La Cour des comptes propose de restreindre l’indemnisation des arrêts de travail par l’Assurance maladie et raboter certaines exonérations de cotisations sociales pour tenter d’enrayer « l’insoutenable » creusement du déficit de la Sécurité sociale. Les prévisions actuelles du gouvernement « montrent une dégradation continue » et « non maitrisée » du déficit de la Sécu, « qui atteindrait 17,2 milliards d’euros en 2027, sans plus de perspective de stabilisation et encore moins de retour à l’équilibre », souligne la Cour des comptes dans son rapport d’application sur les lois de financement de la Sécurité sociale, présenté mercredi.
Les arrêts de travail « ont augmenté de plus de 50% entre 2017 et 2022 pour atteindre 12 milliards d’euros »
Parmi ses recommandations pour tenter de reprendre le contrôle, la Cour des comptes suggère de s’attaquer aux dépenses d’indemnisation des arrêts de travail, « qui ont augmenté de plus de 50% entre 2017 et 2022 pour atteindre 12 milliards d’euros dans le régime général ». Elle préconise « d’aller plus loin dans la lutte contre la fraude aux arrêts de travail et dans le contrôle des prescriptions des médecins », et de simplifier la réglementation existante.

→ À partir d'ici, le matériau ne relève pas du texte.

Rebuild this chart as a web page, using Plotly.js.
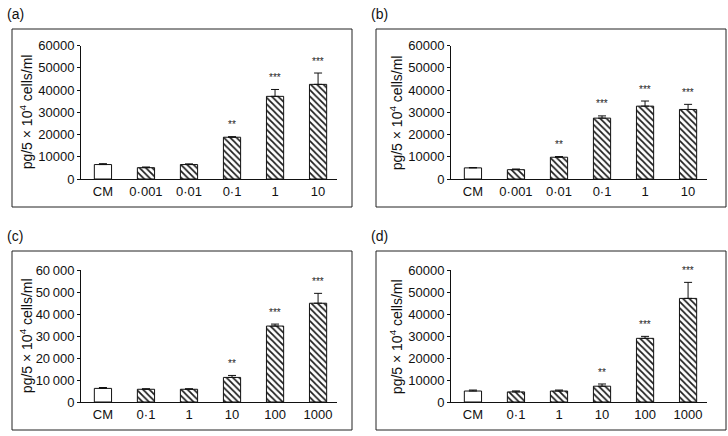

Parmi d’autres « mesures possibles », la Cour cite la non-indemnisation par l’Assurance maladie des arrêts de moins de 8 jours (470 millions d’euros de dépense en moins), l’augmentation à 7 jours du délai de carence (950 millions d’euros de dépenses en moins), la réduction à deux ans (contre trois aujourd’hui) de la durée maximale d’indemnisation (750 millions d’euros de dépenses en moins)… De manière générale, il faut « mieux répartir la charge » de l’indemnisation des arrêts de travail entre la Sécurité sociale, les entreprises et les assurés, résume la Cour.
Elle propose également de redonner des recettes à la Sécurité sociale en s’attaquant aux exonérations de cotisations sociales sur les compléments de salaire. Ces possibilités dont disposent les employeurs pour compléter la rémunération de leurs salariés (financement des complémentaires santé, prévoyance et retraite supplémentaire, aides directes comme les titre restaurants, partage de la valeur comme l’intéressement ou la participation…) ne cessent de croître, au détriment des salaires… et des cotisations sociales assises sur ceux-ci, explique la Cour des comptes.

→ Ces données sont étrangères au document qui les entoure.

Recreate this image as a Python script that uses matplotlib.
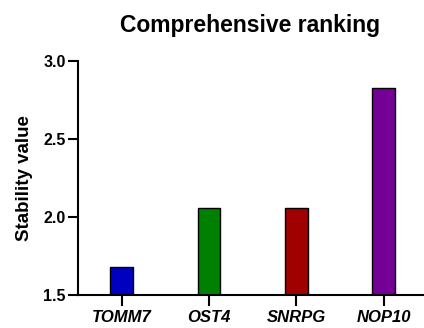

Les exonérations qui leur sont appliquées « se traduisent par une perte de recettes pour la Sécurité sociale qui peut être estimée à 18 milliards en 2022 », selon elle. Selon les chiffres de l’institution, les compléments de salaire dans le secteur privé se sont élevés à 87,5 milliards d’euros en 2022, ajoutant en moyenne 13,2% au salaire de base. L’institution proposera fin juin des pistes détaillées d’économies sur l’assurance maladie, a indiqué mercredi son président Pierre Moscovici. Dans cette « revue de dépenses » demandée par le Premier ministre, la Cour suggèrera « des pistes d’économies concrètes », a-t-il indiqué. « Il y a des gisements importants », mais il faudra de la « volonté politique » pour les mettre en oeuvre.

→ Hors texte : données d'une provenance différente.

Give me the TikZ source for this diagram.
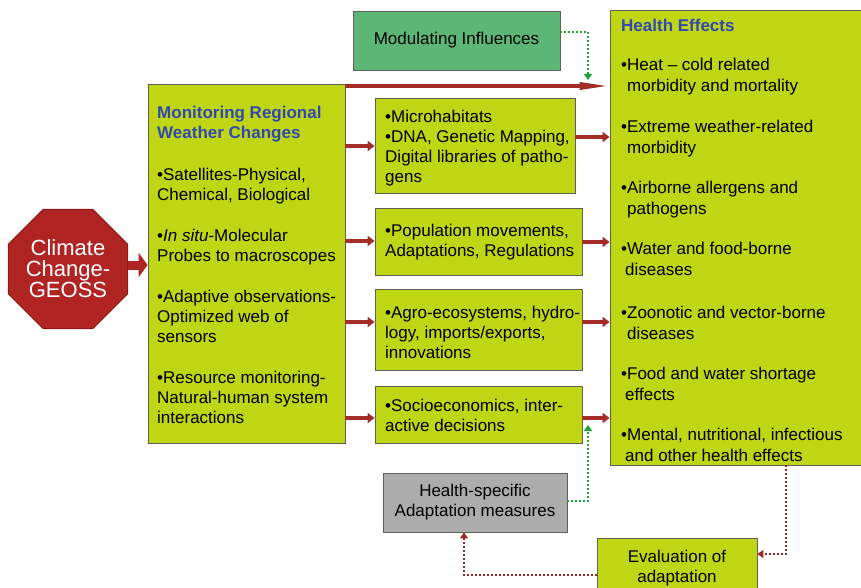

Autres pistes d’économies présentées mercredi: une meilleure régulation des médicaments anti-cancéreux innovants, pour réduire leur prix plus rapidement. La Cour suggère la mise en place d’un réseau d’organisme de recherche indépendant pour évaluer les coûts et les bénéfices induits par les nouveaux médicaments. Il faut pouvoir notamment « renégocier le prix des médicaments anti-cancéreux innovants lorsque des études (…) montrent des résultats inférieurs à ceux attendus », note la Cour. La dépense de l’Assurance maladie pour ces médicaments « a atteint 5,9 milliards d’euros en 2022, 2,4 milliards après déduction des remises versées par les laboratoires », selon la Cour.